*** Stored data ***

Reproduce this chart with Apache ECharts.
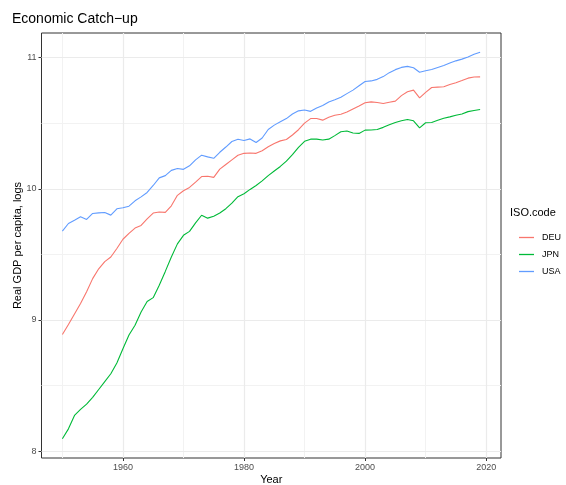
<!DOCTYPE html>
<html>
<head>
<meta charset="utf-8">
<script src="https://cdn.jsdelivr.net/npm/echarts@6/dist/echarts.min.js"></script>
<style>
  html, body { margin: 0; padding: 0; background: #fff; }
  #chart { width: 566px; height: 485px; }
</style>
</head>
<body>
<div id="chart"></div>
<script>
// Log real GDP per capita, 1950–2019
const years = [];
for (let y = 1950; y <= 2019; y++) years.push(y);

const deu = [
  8.889, 8.965, 9.045, 9.125, 9.215, 9.315, 9.390, 9.445, 9.480, 9.545,
  9.615, 9.660, 9.700, 9.720, 9.770, 9.815, 9.823, 9.820, 9.870, 9.950,
  9.985, 10.010, 10.050, 10.093, 10.095, 10.087, 10.150, 10.185, 10.220, 10.255,
  10.270, 10.272, 10.270, 10.290, 10.320, 10.345, 10.365, 10.375, 10.410, 10.450,
  10.500, 10.535, 10.535, 10.523, 10.545, 10.560, 10.568, 10.585, 10.608, 10.630,
  10.655, 10.662, 10.658, 10.650, 10.660, 10.668, 10.710, 10.740, 10.752, 10.693,
  10.735, 10.772, 10.775, 10.778, 10.795, 10.808, 10.825, 10.843, 10.852, 10.853
];

const jpn = [
  8.095, 8.170, 8.272, 8.318, 8.358, 8.410, 8.470, 8.530, 8.590, 8.672,
  8.780, 8.885, 8.960, 9.060, 9.140, 9.170, 9.265, 9.370, 9.480, 9.580,
  9.645, 9.675, 9.740, 9.798, 9.776, 9.790, 9.815, 9.848, 9.890, 9.940,
  9.962, 9.995, 10.025, 10.060, 10.100, 10.135, 10.170, 10.210, 10.260, 10.315,
  10.362, 10.378, 10.378, 10.372, 10.378, 10.405, 10.435, 10.440, 10.425, 10.422,
  10.447, 10.448, 10.452, 10.468, 10.488, 10.505, 10.518, 10.528, 10.518, 10.464,
  10.503, 10.505, 10.522, 10.538, 10.548, 10.560, 10.570, 10.588, 10.596, 10.604
];

const usa = [
  9.677, 9.735, 9.760, 9.786, 9.766, 9.812, 9.816, 9.819, 9.799, 9.847,
  9.855, 9.867, 9.908, 9.938, 9.972, 10.025, 10.083, 10.100, 10.140, 10.155,
  10.148, 10.175, 10.220, 10.256, 10.243, 10.232, 10.278, 10.318, 10.360, 10.377,
  10.368, 10.380, 10.353, 10.387, 10.452, 10.485, 10.510, 10.535, 10.570, 10.594,
  10.600, 10.590, 10.615, 10.635, 10.662, 10.678, 10.697, 10.725, 10.752, 10.785,
  10.818, 10.822, 10.834, 10.855, 10.885, 10.908, 10.925, 10.933, 10.922, 10.888,
  10.900, 10.909, 10.925, 10.940, 10.958, 10.975, 10.988, 11.005, 11.025, 11.040
];

const seriesNames = ['DEU', 'JPN', 'USA'];
const seriesColors = ['#F8766D', '#00BA38', '#619CFF'];

const xBreaks = [1960, 1980, 2000, 2020];
const xMinorBreaks = [1950, 1970, 1990, 2010];
const yBreaks = [8, 9, 10, 11];
const yMinorBreaks = [8.5, 9.5, 10.5];

// continuous scales padded by 5% of the data range on each side
function padded(vals) {
  const lo = Math.min(...vals), hi = Math.max(...vals);
  const p = (hi - lo) * 0.05;
  return [lo - p, hi + p];
}
const xr = padded(years);
const yr = padded(deu.concat(jpn, usa));

const font = 'Liberation Sans, Arial, sans-serif';
const gridColor = '#EBEBEB';
const minorColor = '#F2F2F2';

const pairs = v => years.map((y, i) => [y, v[i]]);
const dataSets = [deu, jpn, usa];

const chart = echarts.init(document.getElementById('chart'), null, { renderer: 'canvas' });

const series = [
  {
    name: '__grid',
    type: 'line',
    data: [],
    z: 1,
    zlevel: 0,
    silent: true,
    markLine: {
      silent: true,
      symbol: 'none',
      label: { show: false },
      animation: false,
      data: [
        ...xMinorBreaks.map(v => ({ xAxis: v, lineStyle: { color: minorColor, width: 1, type: 'solid' } })),
        ...yMinorBreaks.map(v => ({ yAxis: v, lineStyle: { color: minorColor, width: 1, type: 'solid' } })),
        ...xBreaks.map(v => ({ xAxis: v, lineStyle: { color: gridColor, width: 1.2, type: 'solid' } })),
        ...yBreaks.map(v => ({ yAxis: v, lineStyle: { color: gridColor, width: 1.2, type: 'solid' } }))
      ]
    }
  },
  ...seriesNames.map((name, i) => ({
    name,
    type: 'line',
    data: pairs(dataSets[i]),
    z: 3,
    zlevel: 1,
    showSymbol: false,
    symbol: 'none',
    lineStyle: { color: seriesColors[i], width: 1.1 },
    itemStyle: { color: seriesColors[i] }
  }))
];

chart.setOption({
  animation: false,
  backgroundColor: '#ffffff',
  title: {
    text: 'Economic Catch\u2212up',
    left: 12,
    top: 12,
    padding: 0,
    textStyle: { fontFamily: font, fontSize: 14, fontWeight: 'normal', color: '#000' }
  },
  grid: {
    left: 41.5,
    right: 65,
    top: 33,
    bottom: 27,
    show: true,
    borderColor: '#333333',
    borderWidth: 1,
    backgroundColor: 'transparent',
    containLabel: false,
    outerBoundsMode: 'none'
  },
  legend: {
    data: seriesNames,
    orient: 'vertical',
    left: 514,
    top: 228,
    icon: 'rect',
    itemWidth: 15,
    itemHeight: 1.3,
    itemGap: 8,
    textStyle: { fontFamily: font, fontSize: 9, color: '#000', padding: [0, 0, 0, 3] },
    selectedMode: false,
    zlevel: 1
  },
  graphic: [
    {
      type: 'text',
      left: 510,
      top: 207,
      style: { text: 'ISO.code', fontFamily: font, fontSize: 11, fill: '#000' }
    }
  ],
  xAxis: {
    type: 'value',
    min: xr[0],
    max: xr[1],
    name: 'Year',
    nameLocation: 'middle',
    nameGap: 16.5,
    nameMoveOverlap: false,
    nameTextStyle: { fontFamily: font, fontSize: 11, color: '#000' },
    axisLine: { show: false },
    axisTick: { show: true, length: 3, customValues: xBreaks, lineStyle: { color: '#333333' } },
    axisLabel: {
      customValues: xBreaks,
      formatter: v => String(Math.round(v)),
      fontFamily: font, fontSize: 9, color: '#4D4D4D', margin: 5
    },
    splitLine: { show: false },
    minorSplitLine: { show: false }
  },
  yAxis: {
    type: 'value',
    min: yr[0],
    max: yr[1],
    name: 'Real GDP per capita, logs',
    nameLocation: 'middle',
    nameGap: 18,
    nameMoveOverlap: false,
    nameRotate: 90,
    nameTextStyle: { fontFamily: font, fontSize: 11, color: '#000' },
    axisLine: { show: false },
    axisTick: { show: true, length: 3, customValues: yBreaks, lineStyle: { color: '#333333' } },
    axisLabel: {
      customValues: yBreaks,
      formatter: v => String(Math.round(v)),
      fontFamily: font, fontSize: 9, color: '#4D4D4D', margin: 5
    },
    splitLine: { show: false }
  },
  series
});
</script>
</body>
</html>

***

Copy the whole listing above word for word but do not carry over the pictures.

• Worked answer:
Reproduce this chart with Apache ECharts.
<!DOCTYPE html>
<html>
<head>
<meta charset="utf-8">
<script src="https://cdn.jsdelivr.net/npm/echarts@6/dist/echarts.min.js"></script>
<style>
  html, body { margin: 0; padding: 0; background: #fff; }
  #chart { width: 566px; height: 485px; }
</style>
</head>
<body>
<div id="chart"></div>
<script>
// Log real GDP per capita, 1950–2019
const years = [];
for (let y = 1950; y <= 2019; y++) years.push(y);

const deu = [
  8.889, 8.965, 9.045, 9.125, 9.215, 9.315, 9.390, 9.445, 9.480, 9.545,
  9.615, 9.660, 9.700, 9.720, 9.770, 9.815, 9.823, 9.820, 9.870, 9.950,
  9.985, 10.010, 10.050, 10.093, 10.095, 10.087, 10.150, 10.185, 10.220, 10.255,
  10.270, 10.272, 10.270, 10.290, 10.320, 10.345, 10.365, 10.375, 10.410, 10.450,
  10.500, 10.535, 10.535, 10.523, 10.545, 10.560, 10.568, 10.585, 10.608, 10.630,
  10.655, 10.662, 10.658, 10.650, 10.660, 10.668, 10.710, 10.740, 10.752, 10.693,
  10.735, 10.772, 10.775, 10.778, 10.795, 10.808, 10.825, 10.843, 10.852, 10.853
];

const jpn = [
  8.095, 8.170, 8.272, 8.318, 8.358, 8.410, 8.470, 8.530, 8.590, 8.672,
  8.780, 8.885, 8.960, 9.060, 9.140, 9.170, 9.265, 9.370, 9.480, 9.580,
  9.645, 9.675, 9.740, 9.798, 9.776, 9.790, 9.815, 9.848, 9.890, 9.940,
  9.962, 9.995, 10.025, 10.060, 10.100, 10.135, 10.170, 10.210, 10.260, 10.315,
  10.362, 10.378, 10.378, 10.372, 10.378, 10.405, 10.435, 10.440, 10.425, 10.422,
  10.447, 10.448, 10.452, 10.468, 10.488, 10.505, 10.518, 10.528, 10.518, 10.464,
  10.503, 10.505, 10.522, 10.538, 10.548, 10.560, 10.570, 10.588, 10.596, 10.604
];

const usa = [
  9.677, 9.735, 9.760, 9.786, 9.766, 9.812, 9.816, 9.819, 9.799, 9.847,
  9.855, 9.867, 9.908, 9.938, 9.972, 10.025, 10.083, 10.100, 10.140, 10.155,
  10.148, 10.175, 10.220, 10.256, 10.243, 10.232, 10.278, 10.318, 10.360, 10.377,
  10.368, 10.380, 10.353, 10.387, 10.452, 10.485, 10.510, 10.535, 10.570, 10.594,
  10.600, 10.590, 10.615, 10.635, 10.662, 10.678, 10.697, 10.725, 10.752, 10.785,
  10.818, 10.822, 10.834, 10.855, 10.885, 10.908, 10.925, 10.933, 10.922, 10.888,
  10.900, 10.909, 10.925, 10.940, 10.958, 10.975, 10.988, 11.005, 11.025, 11.040
];

const seriesNames = ['DEU', 'JPN', 'USA'];
const seriesColors = ['#F8766D', '#00BA38', '#619CFF'];

const xBreaks = [1960, 1980, 2000, 2020];
const xMinorBreaks = [1950, 1970, 1990, 2010];
const yBreaks = [8, 9, 10, 11];
const yMinorBreaks = [8.5, 9.5, 10.5];

// continuous scales padded by 5% of the data range on each side
function padded(vals) {
  const lo = Math.min(...vals), hi = Math.max(...vals);
  const p = (hi - lo) * 0.05;
  return [lo - p, hi + p];
}
const xr = padded(years);
const yr = padded(deu.concat(jpn, usa));

const font = 'Liberation Sans, Arial, sans-serif';
const gridColor = '#EBEBEB';
const minorColor = '#F2F2F2';

const pairs = v => years.map((y, i) => [y, v[i]]);
const dataSets = [deu, jpn, usa];

const chart = echarts.init(document.getElementById('chart'), null, { renderer: 'canvas' });

const series = [
  {
    name: '__grid',
    type: 'line',
    data: [],
    z: 1,
    zlevel: 0,
    silent: true,
    markLine: {
      silent: true,
      symbol: 'none',
      label: { show: false },
      animation: false,
      data: [
        ...xMinorBreaks.map(v => ({ xAxis: v, lineStyle: { color: minorColor, width: 1, type: 'solid' } })),
        ...yMinorBreaks.map(v => ({ yAxis: v, lineStyle: { color: minorColor, width: 1, type: 'solid' } })),
        ...xBreaks.map(v => ({ xAxis: v, lineStyle: { color: gridColor, width: 1.2, type: 'solid' } })),
        ...yBreaks.map(v => ({ yAxis: v, lineStyle: { color: gridColor, width: 1.2, type: 'solid' } }))
      ]
    }
  },
  ...seriesNames.map((name, i) => ({
    name,
    type: 'line',
    data: pairs(dataSets[i]),
    z: 3,
    zlevel: 1,
    showSymbol: false,
    symbol: 'none',
    lineStyle: { color: seriesColors[i], width: 1.1 },
    itemStyle: { color: seriesColors[i] }
  }))
];

chart.setOption({
  animation: false,
  backgroundColor: '#ffffff',
  title: {
    text: 'Economic Catch\u2212up',
    left: 12,
    top: 12,
    padding: 0,
    textStyle: { fontFamily: font, fontSize: 14, fontWeight: 'normal', color: '#000' }
  },
  grid: {
    left: 41.5,
    right: 65,
    top: 33,
    bottom: 27,
    show: true,
    borderColor: '#333333',
    borderWidth: 1,
    backgroundColor: 'transparent',
    containLabel: false,
    outerBoundsMode: 'none'
  },
  legend: {
    data: seriesNames,
    orient: 'vertical',
    left: 514,
    top: 228,
    icon: 'rect',
    itemWidth: 15,
    itemHeight: 1.3,
    itemGap: 8,
    textStyle: { fontFamily: font, fontSize: 9, color: '#000', padding: [0, 0, 0, 3] },
    selectedMode: false,
    zlevel: 1
  },
  graphic: [
    {
      type: 'text',
      left: 510,
      top: 207,
      style: { text: 'ISO.code', fontFamily: font, fontSize: 11, fill: '#000' }
    }
  ],
  xAxis: {
    type: 'value',
    min: xr[0],
    max: xr[1],
    name: 'Year',
    nameLocation: 'middle',
    nameGap: 16.5,
    nameMoveOverlap: false,
    nameTextStyle: { fontFamily: font, fontSize: 11, color: '#000' },
    axisLine: { show: false },
    axisTick: { show: true, length: 3, customValues: xBreaks, lineStyle: { color: '#333333' } },
    axisLabel: {
      customValues: xBreaks,
      formatter: v => String(Math.round(v)),
      fontFamily: font, fontSize: 9, color: '#4D4D4D', margin: 5
    },
    splitLine: { show: false },
    minorSplitLine: { show: false }
  },
  yAxis: {
    type: 'value',
    min: yr[0],
    max: yr[1],
    name: 'Real GDP per capita, logs',
    nameLocation: 'middle',
    nameGap: 18,
    nameMoveOverlap: false,
    nameRotate: 90,
    nameTextStyle: { fontFamily: font, fontSize: 11, color: '#000' },
    axisLine: { show: false },
    axisTick: { show: true, length: 3, customValues: yBreaks, lineStyle: { color: '#333333' } },
    axisLabel: {
      customValues: yBreaks,
      formatter: v => String(Math.round(v)),
      fontFamily: font, fontSize: 9, color: '#4D4D4D', margin: 5
    },
    splitLine: { show: false }
  },
  series
});
</script>
</body>
</html>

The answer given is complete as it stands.